**What is being asked:**
Any pictures should be left out; please print exactly the lines between the line with "Clone this chart in Apache ECharts." and the line with "return s.replace('-', '\u2013');", inclusive.

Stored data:
[Start]
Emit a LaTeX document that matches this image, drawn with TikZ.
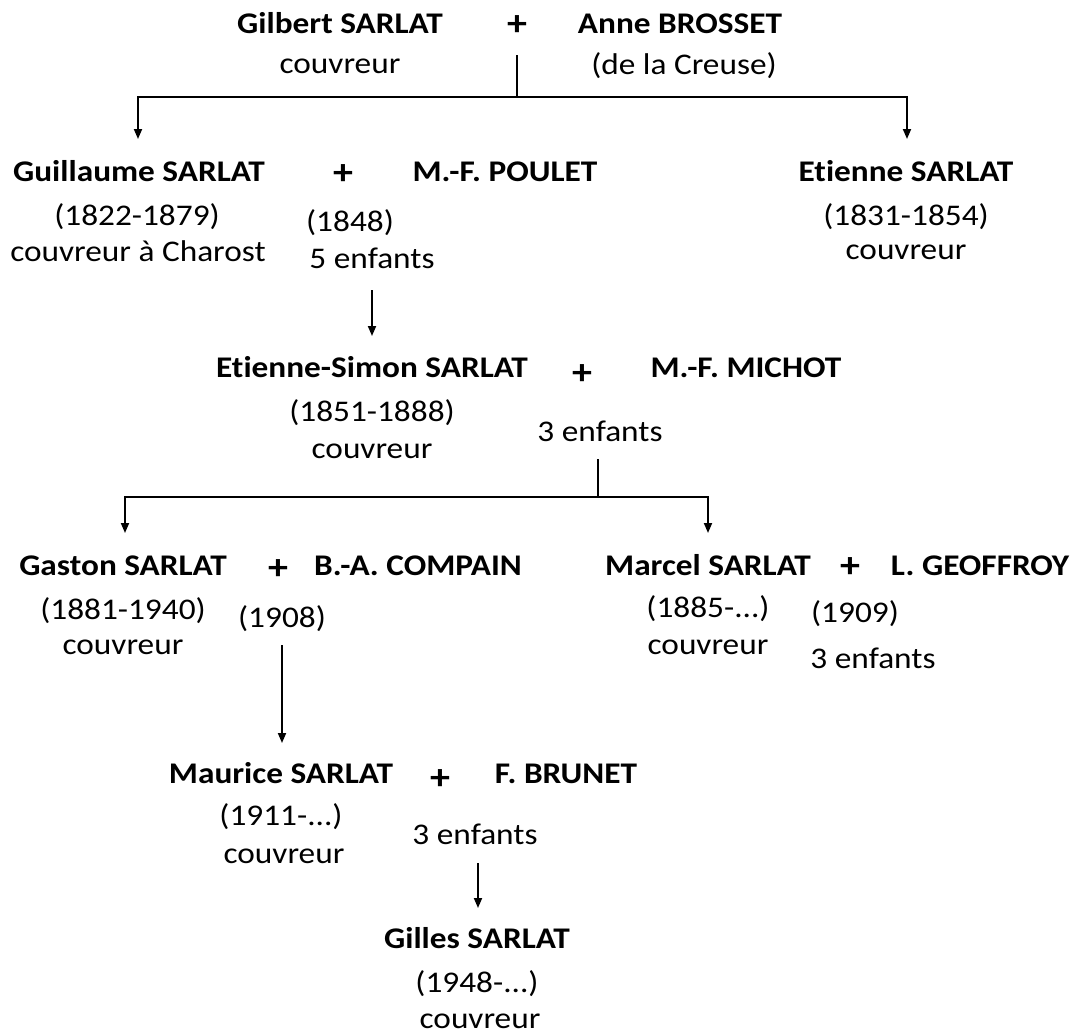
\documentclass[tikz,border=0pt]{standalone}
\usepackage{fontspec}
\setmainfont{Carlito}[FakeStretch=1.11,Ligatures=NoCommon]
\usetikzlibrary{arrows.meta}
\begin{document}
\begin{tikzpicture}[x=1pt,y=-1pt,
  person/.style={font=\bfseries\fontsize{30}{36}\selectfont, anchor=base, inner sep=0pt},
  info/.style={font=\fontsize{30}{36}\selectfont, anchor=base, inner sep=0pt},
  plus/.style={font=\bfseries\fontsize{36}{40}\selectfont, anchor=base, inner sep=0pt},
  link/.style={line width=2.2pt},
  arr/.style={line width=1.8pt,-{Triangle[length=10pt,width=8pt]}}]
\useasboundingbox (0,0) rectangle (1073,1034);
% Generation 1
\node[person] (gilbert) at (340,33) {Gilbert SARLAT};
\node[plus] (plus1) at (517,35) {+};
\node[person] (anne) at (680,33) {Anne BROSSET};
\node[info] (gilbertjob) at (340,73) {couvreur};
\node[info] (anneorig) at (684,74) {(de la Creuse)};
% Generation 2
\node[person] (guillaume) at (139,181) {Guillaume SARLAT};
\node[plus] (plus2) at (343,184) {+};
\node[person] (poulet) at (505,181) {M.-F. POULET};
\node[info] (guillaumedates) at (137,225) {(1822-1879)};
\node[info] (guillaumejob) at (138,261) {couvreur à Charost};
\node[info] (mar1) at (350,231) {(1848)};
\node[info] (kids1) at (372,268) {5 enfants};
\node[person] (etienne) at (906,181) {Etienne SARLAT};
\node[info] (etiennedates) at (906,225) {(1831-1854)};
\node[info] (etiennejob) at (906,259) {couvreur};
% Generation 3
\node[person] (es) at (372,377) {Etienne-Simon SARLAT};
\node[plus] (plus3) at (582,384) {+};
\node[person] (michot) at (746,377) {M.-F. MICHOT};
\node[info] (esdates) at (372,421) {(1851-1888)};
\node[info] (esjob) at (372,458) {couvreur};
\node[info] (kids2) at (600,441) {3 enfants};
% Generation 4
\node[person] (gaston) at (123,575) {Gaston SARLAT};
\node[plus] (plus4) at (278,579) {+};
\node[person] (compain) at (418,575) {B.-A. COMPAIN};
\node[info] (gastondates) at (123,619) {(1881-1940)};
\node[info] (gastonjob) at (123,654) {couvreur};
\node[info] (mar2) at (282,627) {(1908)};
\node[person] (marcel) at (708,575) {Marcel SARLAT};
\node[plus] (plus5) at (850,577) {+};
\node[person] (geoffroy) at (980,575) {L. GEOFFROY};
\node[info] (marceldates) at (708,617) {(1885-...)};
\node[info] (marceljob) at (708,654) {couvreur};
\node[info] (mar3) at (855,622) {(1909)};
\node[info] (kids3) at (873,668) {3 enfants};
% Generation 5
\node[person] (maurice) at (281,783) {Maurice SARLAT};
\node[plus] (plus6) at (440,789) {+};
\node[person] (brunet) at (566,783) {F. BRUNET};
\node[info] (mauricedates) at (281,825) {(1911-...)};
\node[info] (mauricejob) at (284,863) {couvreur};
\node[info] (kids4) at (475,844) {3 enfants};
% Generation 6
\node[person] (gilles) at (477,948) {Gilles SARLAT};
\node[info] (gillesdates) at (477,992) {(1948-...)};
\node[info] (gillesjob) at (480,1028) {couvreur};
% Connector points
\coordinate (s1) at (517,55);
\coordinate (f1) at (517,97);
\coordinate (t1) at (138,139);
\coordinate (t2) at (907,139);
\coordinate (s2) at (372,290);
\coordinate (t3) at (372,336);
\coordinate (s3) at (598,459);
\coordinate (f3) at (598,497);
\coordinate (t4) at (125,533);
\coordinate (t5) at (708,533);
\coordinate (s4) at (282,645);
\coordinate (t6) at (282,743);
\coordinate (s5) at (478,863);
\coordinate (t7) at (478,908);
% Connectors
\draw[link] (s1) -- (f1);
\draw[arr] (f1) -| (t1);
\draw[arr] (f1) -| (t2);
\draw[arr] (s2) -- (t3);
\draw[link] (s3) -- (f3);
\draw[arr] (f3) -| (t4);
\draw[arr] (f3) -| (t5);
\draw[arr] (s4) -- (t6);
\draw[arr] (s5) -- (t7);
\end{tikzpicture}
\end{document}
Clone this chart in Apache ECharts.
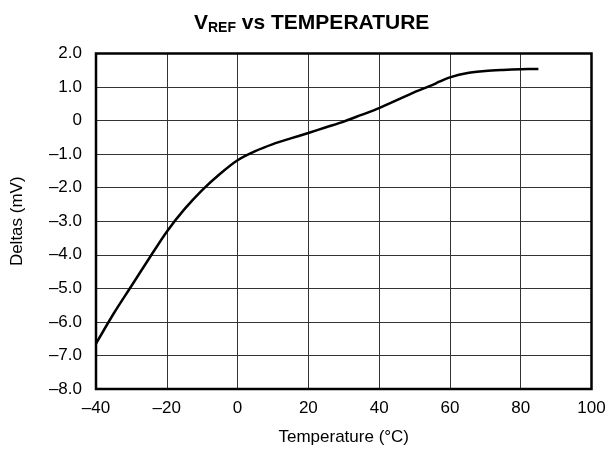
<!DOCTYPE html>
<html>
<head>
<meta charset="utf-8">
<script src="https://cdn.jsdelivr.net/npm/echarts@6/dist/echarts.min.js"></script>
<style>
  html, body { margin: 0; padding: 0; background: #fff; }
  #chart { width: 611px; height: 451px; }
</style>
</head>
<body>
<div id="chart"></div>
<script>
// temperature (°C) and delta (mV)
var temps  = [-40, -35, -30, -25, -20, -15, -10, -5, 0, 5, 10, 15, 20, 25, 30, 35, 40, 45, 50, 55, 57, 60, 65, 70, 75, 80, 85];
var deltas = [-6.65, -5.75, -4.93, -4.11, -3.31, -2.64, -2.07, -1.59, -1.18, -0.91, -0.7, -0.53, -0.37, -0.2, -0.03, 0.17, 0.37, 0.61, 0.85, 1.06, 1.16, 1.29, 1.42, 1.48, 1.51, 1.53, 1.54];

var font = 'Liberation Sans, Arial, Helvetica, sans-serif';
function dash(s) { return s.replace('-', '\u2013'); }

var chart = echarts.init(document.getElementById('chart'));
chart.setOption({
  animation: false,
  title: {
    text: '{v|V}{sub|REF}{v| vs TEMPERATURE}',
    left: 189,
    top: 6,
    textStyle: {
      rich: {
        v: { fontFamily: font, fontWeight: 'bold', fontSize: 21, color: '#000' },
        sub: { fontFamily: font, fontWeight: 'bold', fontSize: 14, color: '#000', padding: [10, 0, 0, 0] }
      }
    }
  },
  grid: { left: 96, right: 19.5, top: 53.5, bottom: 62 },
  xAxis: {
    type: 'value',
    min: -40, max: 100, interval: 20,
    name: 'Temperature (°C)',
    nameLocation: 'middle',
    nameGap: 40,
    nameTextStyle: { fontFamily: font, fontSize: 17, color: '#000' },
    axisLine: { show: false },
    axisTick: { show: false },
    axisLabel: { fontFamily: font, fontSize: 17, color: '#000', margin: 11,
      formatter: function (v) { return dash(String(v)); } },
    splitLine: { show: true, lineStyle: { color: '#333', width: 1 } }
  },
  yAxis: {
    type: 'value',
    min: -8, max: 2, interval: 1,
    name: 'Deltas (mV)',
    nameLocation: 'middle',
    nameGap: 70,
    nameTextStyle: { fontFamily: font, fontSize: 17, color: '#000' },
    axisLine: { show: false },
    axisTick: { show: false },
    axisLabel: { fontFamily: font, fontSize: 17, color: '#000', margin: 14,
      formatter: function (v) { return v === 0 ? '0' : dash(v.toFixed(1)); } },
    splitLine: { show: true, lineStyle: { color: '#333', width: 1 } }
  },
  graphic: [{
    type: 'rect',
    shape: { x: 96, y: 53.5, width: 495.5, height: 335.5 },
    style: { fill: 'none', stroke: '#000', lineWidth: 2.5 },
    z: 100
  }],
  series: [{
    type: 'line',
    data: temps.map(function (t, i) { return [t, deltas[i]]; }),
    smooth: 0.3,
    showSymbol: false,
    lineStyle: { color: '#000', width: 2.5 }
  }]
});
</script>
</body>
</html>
[End]
**The output:**
Clone this chart in Apache ECharts.
<!DOCTYPE html>
<html>
<head>
<meta charset="utf-8">
<script src="https://cdn.jsdelivr.net/npm/echarts@6/dist/echarts.min.js"></script>
<style>
  html, body { margin: 0; padding: 0; background: #fff; }
  #chart { width: 611px; height: 451px; }
</style>
</head>
<body>
<div id="chart"></div>
<script>
// temperature (°C) and delta (mV)
var temps  = [-40, -35, -30, -25, -20, -15, -10, -5, 0, 5, 10, 15, 20, 25, 30, 35, 40, 45, 50, 55, 57, 60, 65, 70, 75, 80, 85];
var deltas = [-6.65, -5.75, -4.93, -4.11, -3.31, -2.64, -2.07, -1.59, -1.18, -0.91, -0.7, -0.53, -0.37, -0.2, -0.03, 0.17, 0.37, 0.61, 0.85, 1.06, 1.16, 1.29, 1.42, 1.48, 1.51, 1.53, 1.54];

var font = 'Liberation Sans, Arial, Helvetica, sans-serif';
function dash(s) { return s.replace('-', '\u2013'); }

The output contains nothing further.